En esta ocasión no se está refiriendo San Benito a la abstinencia en sentido espiritual, es decir, a la abstinencia de pecado, pues ya habló de ello al principio, cuando mandaba abstenerse de todo vicio y pecado. Ahora se trata de algo más tangible: Por tanto, impongámonos estos días alguna cosa más en la tarea acostumbrada de nuestra servidumbre: oraciones particulares, abstinencia en la comida y en la bebida, de suerte que cada uno, por encima de la medida que tiene prescrita, ofrezca voluntariamente alguna cosa a Dios “con gozo del Espíritu Santo”; es decir, que sustraiga a su cuerpo una parte de la comida, de la bebida, del sueño, de la locuacidad, de las bromas, y con un gozo lleno de anhelo espiritual espere la santa Pascua.
No se trata más que de seguir una práctica tradicional dentro de la Iglesia, que desea vivir la cuaresma en una actitud penitencial, uniendo el ayuno a la oración y a la limosna. Se trata de una práctica necesaria en todo camino espiritual. Sirva de ejemplo la enseñanza que nos da un anciano del desierto que recibió a un fervoroso visitante en su cabaña. Con gran delicadeza le invita a sentarse. Enseguida el visitante le pregunta sobre Dios, pero, sin pararse a escuchar al anciano, no deja de hablar sobre sí mismo, lo que le acontece, cómo se siente, qué es lo que él opina, etc. Entonces el anciano toma una jarra de leche y comienza a servírsela lentamente en el vaso que le ha puesto delante. Cuando el vaso se llena él sigue echando leche, dejando que se desborde y derrame. En ese momento el visitante le dice: “¿no ves que ya no cabe más leche?, ¿por qué sigues echando?” A lo que le responde el anciano: ¿Cómo pretendes que te hable de Dios si no vacías antes tu taza? La abstinencia y privaciones tienen algo que ver con esto.

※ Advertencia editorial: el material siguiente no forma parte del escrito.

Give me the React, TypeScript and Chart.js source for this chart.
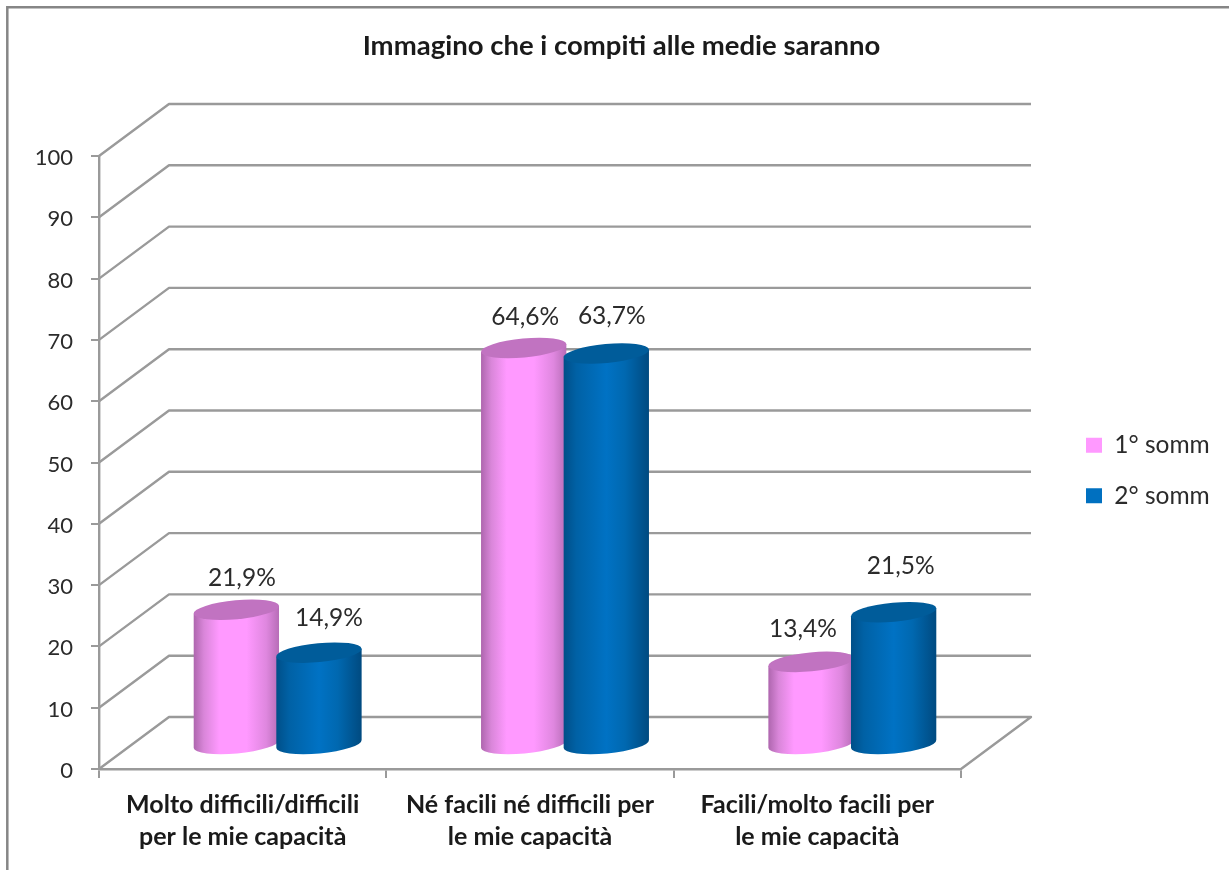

El hombre busca la unidad interior, y mucho más el monje que hace profesión de ello recibiendo incluso ese nombre: monje, unificado. Unificación espiritual que busca hacer coincidir nuestros deseos con los deseos de Dios rompiendo así la división interna en la que vivimos cuando los deseos del pecado se enfrentan con los deseos del Espíritu. Para San Bernardo, como para San Gregorio de Nisa, la imagen divina a la que hemos sido hechos se equipara a la libertad, al libre albedrío -cualidad divina- con que hemos sido creados. La semejanza es esa sintonía de nuestra voluntad con la voluntad de Dios. El pecado nos desarmoniza, pero no puede anular completamente nuestra libertad. El trabajo por volver a recobrar la semejanza, por volver a sintonizar nuestra voluntad con la voluntad de Dios, es el trabajo de unificación en el que estamos embarcados en la escuela del servicio divino y de la caridad. Y así como el pecado nos hace ser esclavos de los apetitos carnales, así también el trabajo por recobrar la unidad exige dominar nuestro cuerpo y sus apetitos para que nuestro cuerpo nos sirva y esté en unidad con nuestro espíritu. Es por esto por lo que San Benito no se olvida de recomendar esas renuncias en el tiempo cuaresmal.
Hoy no parecen valorarse las renuncias y quizá esté un poco adormilado el deseo por recuperar la unidad interior. Se nos invita a privarnos algo de la comida, de la bebida, del sueño, de las conversaciones y bromas con el gozo de un anhelo espiritual esperando la santa Pascua. Qué cosas tan sencillas y cuánto ayudan para el autodominio y para mantener la presencia de Dios durante toda la jornada. San Benito quiere que todo esto brote espontáneamente de un corazón que de verdad tiene sed de Dios. Por eso se expresa de forma diversa a como lo hace su fuente, la RM. Ésta manda que en la cuaresma se aumente el número de oraciones y abstinencias comunitarias. San Benito sabe que esto sirve de poco para purificar el corazón. Su “mínima” Regla, como así la llama, para principiantes, no es más que, en palabras suyas, una iniciación para los que somos perezosos, relajados y negligentes, y para que observándola, demos pruebas, al menos, de alguna honestidad de costumbres o de un principio de vida monástica (RB 73). Pero si de verdad tenemos sed de Dios, si verdaderamente ansiamos unificarnos haciendo que nuestra voluntad coincida con la suya, si deseamos ser hombres de oración que iluminen a los demás y vivan en la caridad, entonces tenemos que ofrecer al Señor algo por encima de la norma que se haya impuesto, sin olvidar lo ya exigido en esa “mínima Regla de iniciación”.